- Zonna X et al. The Association Between Crohn’s Disease and Patient Response to Yeast: A Review of the Literature. Gastroenterol Insights 2024; 15(4): 1064-1074. https://doi.org/10.3390/gastroent15040073.
L’anticorps anti-Saccharomyces cerevisiae cible le mannan, un composant de la paroi cellulaire de la levure de boulanger, et fait l’objet de recherches en lien avec les MICI depuis le début des années 1990. À cette époque, on a observé pour la première fois que les patients atteints de MC présentaient des taux significativement plus élevés d’IgG et d’IgA dirigés contre S. cerevisiae que les personnes en bonne santé, mais aussi que les patients atteints de rectocolite hémorragique (RCH). Depuis, l’ASCA s’est imposé comme un marqueur spécifique de la MC. Cependant, sa faible sensibilité limite encore sa valeur diagnostique.

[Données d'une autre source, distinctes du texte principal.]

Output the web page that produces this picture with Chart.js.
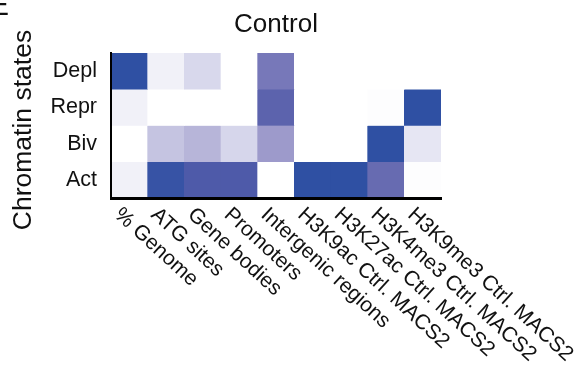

Bien qu'aucune corrélation n'ait encore été trouvée entre des taux élevés d’anticorps et une sensibilité alimentaire à la levure, il semble que les patients atteints de MC réagissent aux aliments contenant de la levure et tirent profit d’un régime sans levure, comme l’ont montré plusieurs études. En revanche, les patients souffrant de RCH tolèrent généralement bien les produits contenant de la levure.
La question de savoir si la levure joue un rôle dans la pathogenèse de la MC reste controversée. La théorie d’une sensibilisation immunitaire a cependant été confirmée par plusieurs études. Selon cette hypothèse, l’antigène mannan de la levure entraîne une forte activation du système immunitaire chez les patients atteints de MC, déclenchant une cascade d'augmentation de la cytotoxicité, d’activation chronique des lymphocytes T, de lésions de la barrière muqueuse et d’inflammation accrue. Des lymphocytes T auxiliaires (Th) dérégulés, activés à tort contre divers antigènes microbiens, pourraient être à l’origine de cette réponse inappropriée et ainsi contribuer à la pathogenèse et à la sévérité de la maladie.
L’ASCA en tant que marqueur pronostique potentiel représente également un domaine de recherche prometteur. Certaines études suggèrent que la réponse immunitaire dirigée contre la levure pourrait avoir une valeur prédictive importante concernant le déclenchement et l’évolution de la maladie de Crohn. Par exemple, des titres élevés d’anticorps ont été associés à une forme plus sévère de la maladie, à un risque accru de complications et à une probabilité plus élevée de recourir à la chirurgie. Il est donc possible que l’ASCA joue un rôle futur dans la stratification des risques et aide à prendre des décisions thérapeutiques.
Enfin, les recherches sur le microbiote intestinal dans les MICI sont en plein essor depuis quelque temps. Là encore, les levures et leurs antigènes pourraient provoquer des changements significatifs. Par exemple, des différences dans la composition du microbiote ont été observées entre les patients ASCA positifs et ASCA négatifs. Des différences marquées ont également été constatées entre le microbiote des patients atteints de MC et ceux souffrant de RCH. Selon certains auteurs, ces différences pourraient aussi avoir une portée étiologique et phénotypique.
Après plusieurs décennies de recherches, de nombreuses questions restent ouvertes sur le rôle de l’alimentation dans les maladies inflammatoires chroniques de l’intestin, telles que la maladie de Crohn et la rectocolite hémorragique. Cependant, de plus en plus d'éléments indiquent que les levures et la réponse immunitaire qu'elles induisent jouent un rôle important. Reste à savoir si – et quand – cela aura des conséquences concrètes sur le diagnostic, le traitement et le pronostic de ces maladies.